Exscientia's Andrew Hopkins

UK biotech Exscientia has tapped the brakes on the rapid expansion of its R&D pipeline, narrowing its in-house activities to oncology programmes that it says offer the greatest chance of making a difference to patients.

The specialist in applying artificial intelligence to drug discovery is zeroing in on its CDK7 and LSD1 programmes, currently at or near the clinical trials stage, and will offer some others up for partnering.

That includes its adenosine A2a receptor antagonist EXS21546, currently in the phase 1/2 IGNITE trial in kidney and lung cancers, which will now be wound down.

Its partnered projects – including a recently signed $674 million alliance with Merck KGaA in cancer and immunology – are unaffected by the change in strategy.

Exscientia’s founder and chief executive, Professor Andrew Hopkins (pictured top), said the intention is to focus on “well-understood development challenges where our platform can have a clear impact that, if successful, would lead to significant therapeutic benefit.”

“Today’s decision allows us to […] focus on those programmes of highest value and differentiation, while deprioritising projects internally that may be in better hands with a strategic partner,” he added.

On the A2A decision, the biotech said that, while the premise behind the programme remains sound, the profile of the lead drug means it will be “challenging […] to reach a suitable therapeutic index.”

Balancing safety and efficacy has been an issue with other A2A drugs, including, for example, Acorda’s tozadenant and MSD’s preladenant, but the biotech said it thinks the A2A programme could still flourish with another owner.

The company told pharmaphorum it has already designed a backup programme of molecules with improved properties and will be looking for a partner with immunotherapy assets in its pipeline to take them forward.

Other companies working on A2A antagonists include Arcus/Gilead with etrumadenant – recently dropped for prostate cancer, but still in trials in colorectal cancer – as well as MSD/Portage, Corvus, AstraZeneca, and Bristol-Myers Squibb.

Exscientia’s in-house efforts will now be led by CDK7-targeted GTAEXS617, currently in the phase 1/2 ELUCIDATE trial in advanced solid tumours, including cancers of the head and neck cancer, breast, lung, pancreas, ovaries, and colorectal tract.

The company is also prioritising LSD1 inhibitor EXS74539, with an application to start trials expected early next year and indications likely to include small cell lung cancer (SCLC) and acute myeloid leukaemia (AML).

There’s no firm news yet on the MALT1 programme currently in late-stage preclinical development, but the company said it remains “excited” about the mechanism and has data to share at the upcoming ESMO meeting.
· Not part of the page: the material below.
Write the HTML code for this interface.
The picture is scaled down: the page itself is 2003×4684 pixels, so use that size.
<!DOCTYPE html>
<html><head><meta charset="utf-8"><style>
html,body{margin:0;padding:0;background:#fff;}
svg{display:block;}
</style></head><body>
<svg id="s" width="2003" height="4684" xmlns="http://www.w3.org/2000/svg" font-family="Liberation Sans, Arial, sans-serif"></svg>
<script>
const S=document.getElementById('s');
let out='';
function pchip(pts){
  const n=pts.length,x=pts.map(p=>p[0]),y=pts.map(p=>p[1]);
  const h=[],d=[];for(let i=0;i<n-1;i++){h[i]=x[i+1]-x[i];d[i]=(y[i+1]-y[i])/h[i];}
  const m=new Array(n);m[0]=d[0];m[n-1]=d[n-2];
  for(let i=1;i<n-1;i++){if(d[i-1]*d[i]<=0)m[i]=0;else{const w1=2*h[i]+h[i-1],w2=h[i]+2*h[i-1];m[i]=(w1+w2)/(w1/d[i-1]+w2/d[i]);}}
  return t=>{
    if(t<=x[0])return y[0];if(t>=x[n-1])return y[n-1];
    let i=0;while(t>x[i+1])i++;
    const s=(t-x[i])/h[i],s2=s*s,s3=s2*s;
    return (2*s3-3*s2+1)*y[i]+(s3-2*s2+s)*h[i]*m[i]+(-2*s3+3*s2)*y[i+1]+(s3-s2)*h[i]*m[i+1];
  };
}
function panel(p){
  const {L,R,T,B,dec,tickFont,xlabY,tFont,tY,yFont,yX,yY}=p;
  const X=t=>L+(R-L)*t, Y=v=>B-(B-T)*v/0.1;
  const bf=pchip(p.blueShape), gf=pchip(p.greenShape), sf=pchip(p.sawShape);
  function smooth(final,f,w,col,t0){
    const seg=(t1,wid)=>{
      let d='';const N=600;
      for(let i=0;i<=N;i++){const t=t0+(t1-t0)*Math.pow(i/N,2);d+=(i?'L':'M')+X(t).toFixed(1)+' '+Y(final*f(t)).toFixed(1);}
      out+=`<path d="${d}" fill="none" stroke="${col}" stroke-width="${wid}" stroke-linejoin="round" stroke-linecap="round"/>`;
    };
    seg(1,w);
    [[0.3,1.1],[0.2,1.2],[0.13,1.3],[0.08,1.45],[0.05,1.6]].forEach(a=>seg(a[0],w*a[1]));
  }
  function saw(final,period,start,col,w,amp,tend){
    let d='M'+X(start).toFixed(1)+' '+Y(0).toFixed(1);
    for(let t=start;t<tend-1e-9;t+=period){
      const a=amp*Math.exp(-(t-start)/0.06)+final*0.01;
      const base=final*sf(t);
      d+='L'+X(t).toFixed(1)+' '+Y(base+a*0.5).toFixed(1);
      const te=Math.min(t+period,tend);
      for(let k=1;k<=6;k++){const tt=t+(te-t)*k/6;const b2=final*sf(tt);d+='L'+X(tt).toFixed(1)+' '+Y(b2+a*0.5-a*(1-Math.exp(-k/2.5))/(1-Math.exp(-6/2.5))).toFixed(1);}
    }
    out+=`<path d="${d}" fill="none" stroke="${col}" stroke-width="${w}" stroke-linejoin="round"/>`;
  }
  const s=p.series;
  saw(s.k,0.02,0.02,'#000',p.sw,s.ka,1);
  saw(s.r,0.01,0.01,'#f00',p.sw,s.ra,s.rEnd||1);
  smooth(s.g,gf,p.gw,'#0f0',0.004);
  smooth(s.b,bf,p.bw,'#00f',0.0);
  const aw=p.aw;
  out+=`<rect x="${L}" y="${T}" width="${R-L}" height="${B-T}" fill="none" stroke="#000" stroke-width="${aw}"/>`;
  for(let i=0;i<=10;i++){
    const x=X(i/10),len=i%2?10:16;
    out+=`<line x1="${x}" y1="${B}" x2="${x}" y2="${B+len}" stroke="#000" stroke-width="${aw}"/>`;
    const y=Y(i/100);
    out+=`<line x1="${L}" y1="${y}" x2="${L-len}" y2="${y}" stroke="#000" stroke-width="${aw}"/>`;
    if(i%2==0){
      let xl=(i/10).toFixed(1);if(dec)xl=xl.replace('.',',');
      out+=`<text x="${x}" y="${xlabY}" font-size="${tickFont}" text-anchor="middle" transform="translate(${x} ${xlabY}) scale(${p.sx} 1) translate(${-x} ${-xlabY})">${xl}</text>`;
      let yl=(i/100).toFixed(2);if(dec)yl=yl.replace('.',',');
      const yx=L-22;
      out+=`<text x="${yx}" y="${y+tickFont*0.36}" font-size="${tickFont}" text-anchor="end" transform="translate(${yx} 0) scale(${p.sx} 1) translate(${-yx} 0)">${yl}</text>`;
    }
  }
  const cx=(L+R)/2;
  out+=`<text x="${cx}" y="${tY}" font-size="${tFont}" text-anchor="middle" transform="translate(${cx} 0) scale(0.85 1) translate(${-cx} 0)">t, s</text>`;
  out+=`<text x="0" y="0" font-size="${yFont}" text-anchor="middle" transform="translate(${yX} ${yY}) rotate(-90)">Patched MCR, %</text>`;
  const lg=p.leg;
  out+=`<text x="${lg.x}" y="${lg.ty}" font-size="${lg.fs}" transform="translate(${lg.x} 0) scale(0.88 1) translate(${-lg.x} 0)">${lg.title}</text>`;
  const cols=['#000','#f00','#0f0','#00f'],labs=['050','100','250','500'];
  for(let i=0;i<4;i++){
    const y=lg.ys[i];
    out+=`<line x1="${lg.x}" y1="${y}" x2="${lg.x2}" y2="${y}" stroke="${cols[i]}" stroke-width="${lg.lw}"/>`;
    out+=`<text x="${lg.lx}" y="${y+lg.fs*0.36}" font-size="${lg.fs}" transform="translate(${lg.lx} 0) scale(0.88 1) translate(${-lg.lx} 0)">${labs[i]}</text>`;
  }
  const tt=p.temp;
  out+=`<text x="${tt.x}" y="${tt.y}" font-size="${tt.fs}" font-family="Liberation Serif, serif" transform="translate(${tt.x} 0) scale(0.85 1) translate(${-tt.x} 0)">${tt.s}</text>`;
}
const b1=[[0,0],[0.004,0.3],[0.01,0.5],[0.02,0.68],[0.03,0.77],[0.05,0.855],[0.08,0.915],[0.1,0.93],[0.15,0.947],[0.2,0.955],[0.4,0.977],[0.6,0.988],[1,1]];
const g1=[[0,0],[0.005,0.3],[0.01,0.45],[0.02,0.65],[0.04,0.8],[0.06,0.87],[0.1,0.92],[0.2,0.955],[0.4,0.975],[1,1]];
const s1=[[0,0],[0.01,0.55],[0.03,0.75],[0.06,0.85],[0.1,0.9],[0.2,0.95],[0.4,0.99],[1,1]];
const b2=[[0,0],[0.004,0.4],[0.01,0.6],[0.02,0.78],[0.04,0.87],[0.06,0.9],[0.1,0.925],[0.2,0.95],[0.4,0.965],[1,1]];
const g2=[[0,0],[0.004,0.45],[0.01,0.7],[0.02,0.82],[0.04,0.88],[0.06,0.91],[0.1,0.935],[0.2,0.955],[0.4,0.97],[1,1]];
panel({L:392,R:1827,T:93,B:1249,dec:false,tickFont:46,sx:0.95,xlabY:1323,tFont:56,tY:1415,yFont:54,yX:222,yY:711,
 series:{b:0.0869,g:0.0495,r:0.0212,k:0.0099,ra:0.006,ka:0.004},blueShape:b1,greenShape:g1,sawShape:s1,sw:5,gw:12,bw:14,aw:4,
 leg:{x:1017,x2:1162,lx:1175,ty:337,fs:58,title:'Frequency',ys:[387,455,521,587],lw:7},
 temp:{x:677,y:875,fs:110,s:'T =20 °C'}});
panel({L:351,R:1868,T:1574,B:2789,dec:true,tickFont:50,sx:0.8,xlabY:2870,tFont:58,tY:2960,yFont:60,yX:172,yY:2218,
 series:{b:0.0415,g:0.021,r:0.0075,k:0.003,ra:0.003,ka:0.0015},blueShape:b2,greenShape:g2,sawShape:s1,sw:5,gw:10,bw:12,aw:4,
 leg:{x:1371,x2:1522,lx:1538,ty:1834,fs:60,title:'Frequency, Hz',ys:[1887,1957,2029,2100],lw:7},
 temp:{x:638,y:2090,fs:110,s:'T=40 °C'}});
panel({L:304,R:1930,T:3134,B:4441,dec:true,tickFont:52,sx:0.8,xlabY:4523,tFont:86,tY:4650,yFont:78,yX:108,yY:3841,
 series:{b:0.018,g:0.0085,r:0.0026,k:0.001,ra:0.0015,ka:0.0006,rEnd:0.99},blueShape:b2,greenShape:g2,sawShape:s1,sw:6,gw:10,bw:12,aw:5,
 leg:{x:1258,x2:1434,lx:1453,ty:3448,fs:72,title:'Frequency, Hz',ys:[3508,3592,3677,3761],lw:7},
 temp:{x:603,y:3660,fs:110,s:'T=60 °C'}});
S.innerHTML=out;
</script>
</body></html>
A further update is expected in early 2024.

The narrowed focus means that Exscientia’s current cash reserves of almost $509 million as of the end of the first half of this year will provide operating funding “well into 2026”.

It also mean that the company will remain “well-capitalised through the potential achievement of multiple clinical and partnership milestones,” said Hopkins.